Encke’s Comet on November 9, 1871: a telescopic drawing by J. Carpenter. North is at the top.
1978
L. Kresak presented a case for the Tunguska meteor being 'associated' with, and possibly a fragment of, the short-period Encke's Comet. The β-Taurid meteor shower, whose parent is Encke, reached a peak on June 30, 1908.
1983
Zdenek Sekanina considered that the Tunguska object had been an asteroid 90 to 190 metres across. It moved from a direction nearly 110 degrees east of north, about 5 degrees above the horizon, at a velocity of about 108,000 km/h, and exploded, once, about 8 kilometres above the ground with a force in excess of 12 megatons.
1991
Andrei Ol'khovatov, in the Izvestia Academy of Science, described his hypothesis that the Tunguska explosion was caused by a 'geometeor', created by unknown meteorological and geological processes. The explosion was preceded by meteor-like objects which. in the geometer hypothesis, were actually formed in the Earth's atmosphere and resembled ball lightning.
1993
Christopher Chyba, Kevin Zahnle and Paul Thomas used computer simulations of the blown-down tree pattern at Tunguska to estimate the size of the explosion at about 15 megatons, 8 kilometres up. They ruled out comet nuclei and carbonaceous meteorites as the cause, which would explode too high in the atmosphere. An iron meteorite would strike the earth, forming a crater. Only a stony meteorite 'would create a Tunguska-like situation'.

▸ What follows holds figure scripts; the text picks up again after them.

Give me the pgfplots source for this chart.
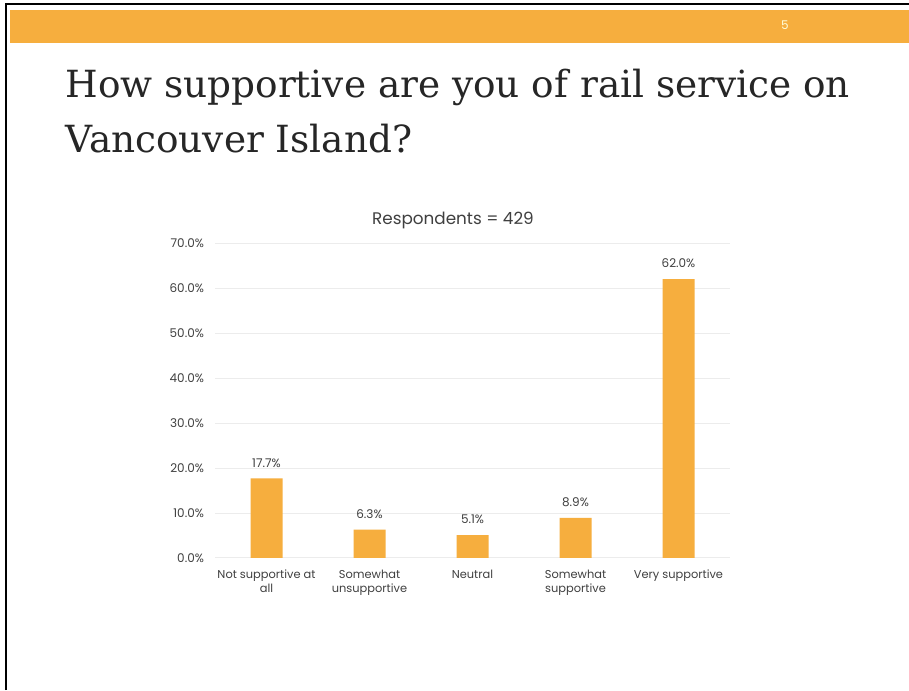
\documentclass[border=0pt]{standalone}
\usepackage{pgfplots}
\pgfplotsset{compat=1.18}
\usepackage{fontspec}
\setmainfont{Poppins}
\newfontfamily\titlefont{DejaVu Serif}
\definecolor{barorange}{RGB}{246,174,62}
\definecolor{txtgray}{RGB}{64,64,64}
\begin{document}
\begin{tikzpicture}[x=0.5pt,y=0.5pt]
\path[use as bounding box] (0,0) rectangle (909,690);
\fill[white] (0,0) rectangle (909,690);
\fill[barorange] (10,647) rectangle (909,680);
\draw[black, line width=1.3pt] (6,0) -- (6,686) -- (909,686);
\node[text=white!85!yellow, font=\fontsize{6}{7}\selectfont] at (785,665) {5};
\node[anchor=base west, inner sep=0, text=black!85, font=\titlefont\fontsize{18.7}{22}\selectfont] at (65,592) {How supportive are you of rail service on};
\node[anchor=base west, inner sep=0, text=black!85, font=\titlefont\fontsize{18.7}{22}\selectfont] at (65,537) {Vancouver Island?};
\node[text=txtgray, font=\fontsize{8.4}{10}\selectfont] at (453,470) {Respondents = 429};
\begin{axis}[
  at={(107.5pt,66pt)}, anchor=south west, scale only axis,
  width=257.5pt, height=157.5pt,
  xmin=-0.5, xmax=4.5, ymin=0, ymax=70,
  ytick={0,10,...,70},
  xtick=data,
  xticklabels={{Not supportive at\\all},{Somewhat\\unsupportive},{Neutral},{Somewhat\\supportive},{Very supportive}},
  axis line style={draw=none},
  major tick length=0pt,
  ymajorgrids, grid style={gray!15, line width=0.5pt},
  /pgf/number format/assume math mode=true,
  yticklabel={\pgfmathprintnumber[fixed,fixed zerofill,precision=1]{\tick}\%},
  yticklabel style={font=\fontsize{6}{7}\selectfont, text=txtgray, xshift=-2pt},
  xticklabel style={font=\fontsize{5.7}{6.8}\selectfont, text=txtgray, align=center, yshift=-2.5pt},
  ybar, bar width=16pt,
  nodes near coords={\pgfmathprintnumber[fixed,fixed zerofill,precision=1,assume math mode=true]{\pgfplotspointmeta}\%},
  nodes near coords style={font=\fontsize{6}{7}\selectfont, text=txtgray, yshift=2pt},
]
\addplot[fill=barorange, draw=none] coordinates {(0,17.7) (1,6.3) (2,5.1) (3,8.9) (4,62.0)};
\end{axis}
\end{tikzpicture}
\end{document}
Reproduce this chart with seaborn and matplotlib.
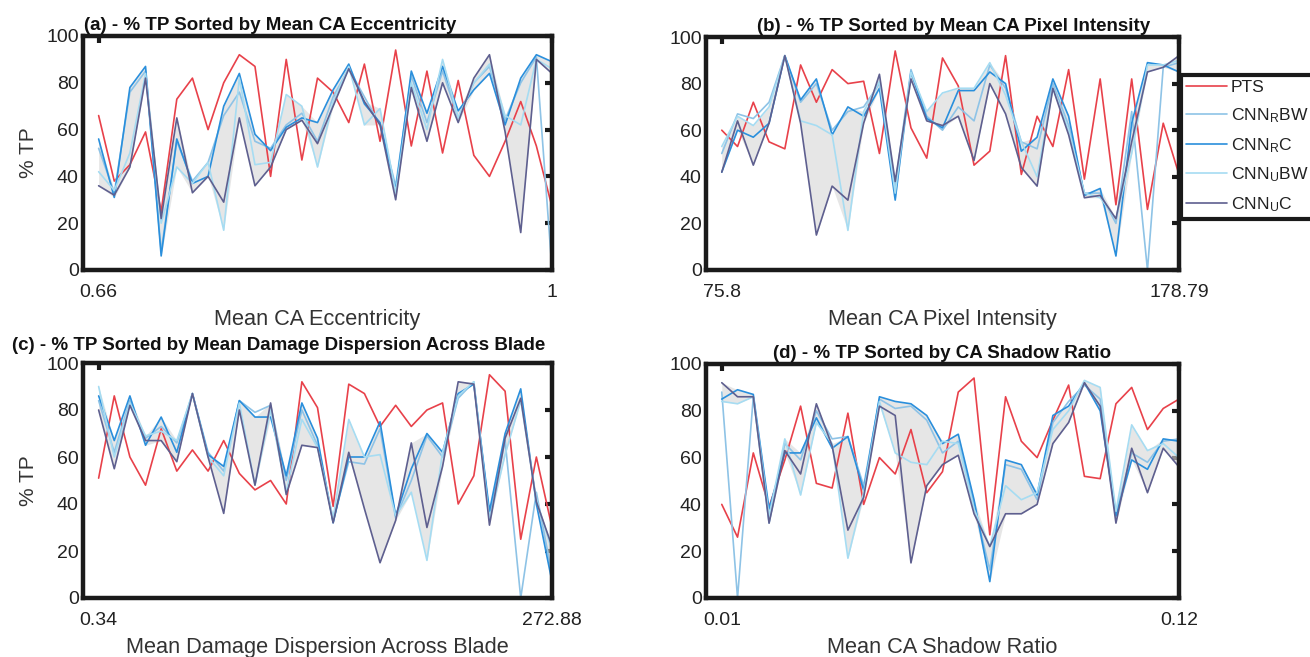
import numpy as np
import pandas as pd
import matplotlib
matplotlib.use("Agg")
import matplotlib.pyplot as plt
import seaborn as sns

# ---------------- data ----------------
series = ["PTS", r"CNN$_\mathregular{R}$BW", r"CNN$_\mathregular{R}$C",
          r"CNN$_\mathregular{U}$BW", r"CNN$_\mathregular{U}$C"]
colors = ["#e8414a", "#8ec3e6", "#2a8fdc", "#a6dcf2", "#5e5f8f"]

titles = ["(a) - % TP Sorted by Mean CA Eccentricity",
          "(b) - % TP Sorted by Mean CA Pixel Intensity",
          "(c) - % TP Sorted by Mean Damage Dispersion Across Blade",
          "(d) - % TP Sorted by CA Shadow Ratio"]
xlabels = ["Mean CA Eccentricity", "Mean CA Pixel Intensity",
           "Mean Damage Dispersion Across Blade", "Mean CA Shadow Ratio"]
xtick_labels = [("0.66", "1"), ("75.8", "178.79"), ("0.34", "272.88"), ("0.01", "0.12")]

pts_a = [66,38,45,59,25,73,82,60,80,92,87,40,90,47,82,76,63,88,55,94,53,85,50,81,49,40,55,72,53,27]
rbw_a = [52,33,76,85,8,55,38,46,66,76,55,52,62,67,55,74,86,74,62,36,83,63,85,65,80,87,64,80,91,0]
rc_a  = [56,31,78,87,6,56,37,40,70,84,58,51,61,65,63,77,88,71,63,34,85,67,87,68,77,84,62,82,92,89]
ubw_a = [42,34,50,84,20,44,37,46,17,82,45,46,75,70,44,72,87,62,69,33,80,60,90,65,80,88,66,62,90,86]
uc_a  = [36,32,44,82,22,65,33,40,29,65,36,44,60,64,54,70,86,72,62,30,78,55,80,63,82,92,59,16,90,84]

pts_b = [60,53,72,55,52,88,72,86,80,81,50,94,61,48,91,79,45,51,92,41,66,53,86,39,82,28,82,26,63,41]
rbw_b = [50,67,65,72,92,72,80,60,68,70,80,36,86,66,60,70,64,88,78,55,52,80,62,33,33,20,68,0,87,89]
rc_b  = [42,60,57,63,92,73,82,58,70,66,78,30,85,65,61,77,77,85,80,51,57,82,66,32,35,6,63,89,88,85]
ubw_b = [53,66,62,70,92,64,62,58,17,68,81,33,85,68,76,78,78,89,75,55,40,78,60,33,31,22,50,88,88,90]
uc_b  = [42,64,45,63,92,63,15,36,30,63,84,38,82,64,62,66,47,80,67,44,36,78,58,31,32,22,55,85,87,92]

pts_c = [51,86,60,48,72,54,63,54,67,53,46,50,40,92,81,39,91,87,73,82,73,80,83,40,52,95,88,25,60,30]
rbw_c = [84,62,84,68,73,66,87,62,54,84,79,82,50,80,65,33,58,57,72,34,50,69,60,85,92,35,67,0,45,10]
rc_c  = [86,67,86,65,77,62,87,61,56,84,77,77,52,83,68,32,60,60,75,35,55,70,62,87,91,37,70,89,40,7]
ubw_c = [90,60,83,69,71,67,87,60,52,83,48,80,45,76,64,34,76,60,61,35,45,16,62,86,92,33,61,84,42,20]
uc_c  = [80,55,82,67,67,58,87,60,36,80,48,83,44,65,64,32,62,38,15,33,66,30,56,92,91,31,68,85,41,22]

pts_d = [40,26,62,39,59,82,49,47,79,40,60,53,72,45,54,88,94,27,86,67,60,76,91,52,51,83,90,72,81,85]
rbw_d = [88,0,86,32,66,59,80,68,69,48,85,81,82,76,62,67,40,12,57,55,42,75,84,91,85,36,62,58,67,68]
rc_d  = [85,89,87,38,62,62,77,64,69,46,86,84,83,78,66,70,42,7,59,57,44,78,82,92,80,35,59,55,68,67]
ubw_d = [84,83,86,35,68,44,75,66,17,45,84,62,58,57,67,66,38,22,48,42,45,72,80,93,90,37,74,63,66,60]
uc_d  = [92,86,86,32,63,53,83,65,29,43,82,78,15,48,57,61,36,22,36,36,40,66,75,92,82,32,64,45,64,56]

panels = [(pts_a, rbw_a, rc_a, ubw_a, uc_a),
          (pts_b, rbw_b, rc_b, ubw_b, uc_b),
          (pts_c, rbw_c, rc_c, ubw_c, uc_c),
          (pts_d, rbw_d, rc_d, ubw_d, uc_d)]

# ---------------- style ----------------
sns.set_theme(style="white")
plt.rcParams["font.family"] = ["Liberation Sans", "DejaVu Sans"]
plt.rcParams["mathtext.fontset"] = "custom"
plt.rcParams["mathtext.rm"] = "Liberation Sans"
plt.rcParams["mathtext.it"] = "Liberation Sans:italic"
plt.rcParams["mathtext.bf"] = "Liberation Sans:bold"

W, H = 1310, 657
fig = plt.figure(figsize=(W / 100, H / 100), dpi=100)

# axes boxes in pixels: left, top, right, bottom
boxes = [(83, 36, 552, 270), (706, 37, 1179, 270),
         (83, 363, 552, 598), (706, 364, 1179, 598)]
title_x = [0.40, 0.524, 0.418, 0.50]
title_pad = [4, 4, 9, 4]

handles = None
for k, (vals, box, ttl, xl, xtl) in enumerate(zip(panels, boxes, titles, xlabels, xtick_labels)):
    l, t, r, b = box
    ax = fig.add_axes([l / W, 1 - b / H, (r - l) / W, (b - t) / H])
    n = len(vals[0])
    idx = np.arange(1, n + 1)
    df = pd.concat([pd.DataFrame({"idx": idx, "value": v, "series": s})
                    for v, s in zip(vals, series)], ignore_index=True)
    cnn = np.array([vals[2], vals[3], vals[4]])
    ax.fill_between(idx, cnn.min(axis=0), cnn.max(axis=0), color="#d6d6d6",
                    alpha=0.6, lw=0, zorder=1)
    sns.lineplot(data=df, x="idx", y="value", hue="series", hue_order=series,
                 palette=colors, ax=ax, legend=False, sort=False,
                 estimator=None, lw=1.2, zorder=2)
    ax.set_xlim(0, n)
    ax.set_ylim(0, 100)
    ax.set_xticks([1, n])
    ax.set_xticklabels(list(xtl))
    ax.set_yticks([0, 20, 40, 60, 80, 100])
    ax.tick_params(direction="in", length=5, width=3, top=True, right=True,
                   labelsize=14, colors="#1a1a1a")
    ax.tick_params(axis="x", pad=10)
    ax.tick_params(axis="y", pad=3)
    for tl in ax.get_xticklabels() + ax.get_yticklabels():
        tl.set_color("#222222")
    for sp in ax.spines.values():
        sp.set_linewidth(3.2)
        sp.set_color("#1a1a1a")
    ax.set_xlabel(xl, fontsize=15.7, color="#333333", labelpad=6)
    ax.set_ylabel("% TP" if k in (0, 2) else "", fontsize=15, color="#333333", labelpad=6)
    ax.set_title(ttl, fontsize=13.5, fontweight="bold", x=title_x[k], pad=title_pad[k],
                 color="#111111")
    if handles is None:
        handles = ax.get_lines()[:5]

leg = fig.legend(handles, series, loc="upper left", bbox_to_anchor=(1181 / W, 1 - 75 / H),
                 frameon=True, fancybox=False, framealpha=1, edgecolor="#1a1a1a",
                 fontsize=12.6, borderpad=0.3, handlelength=2.3, handletextpad=0.25,
                 labelspacing=0.62, borderaxespad=0)
leg.get_frame().set_linewidth(3)
for tx in leg.get_texts():
    tx.set_color("#222222")

fig.savefig("out.png", dpi=100)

2002 Tuesday, September 24
Near the Vitim River, Siberia. About 11.50 p.m. USAF satellites detected a meteor fireball and explosion. Explosive sounds were heard up to 60 kilometres away.
2002 October
Scientists from Irkutsk reached the area of the Vitim River fall but were unable to locate the impact site at 58° 9' N., 113° 21' E. Witnesses had seen a 'sphere with a tail'.
2003 May
An expedition reached the Vitim River impact site and found that 100 square kilometres of the taiga were flattened. A few kilometres away about 20 small craters, up to 20 metres across, were discovered.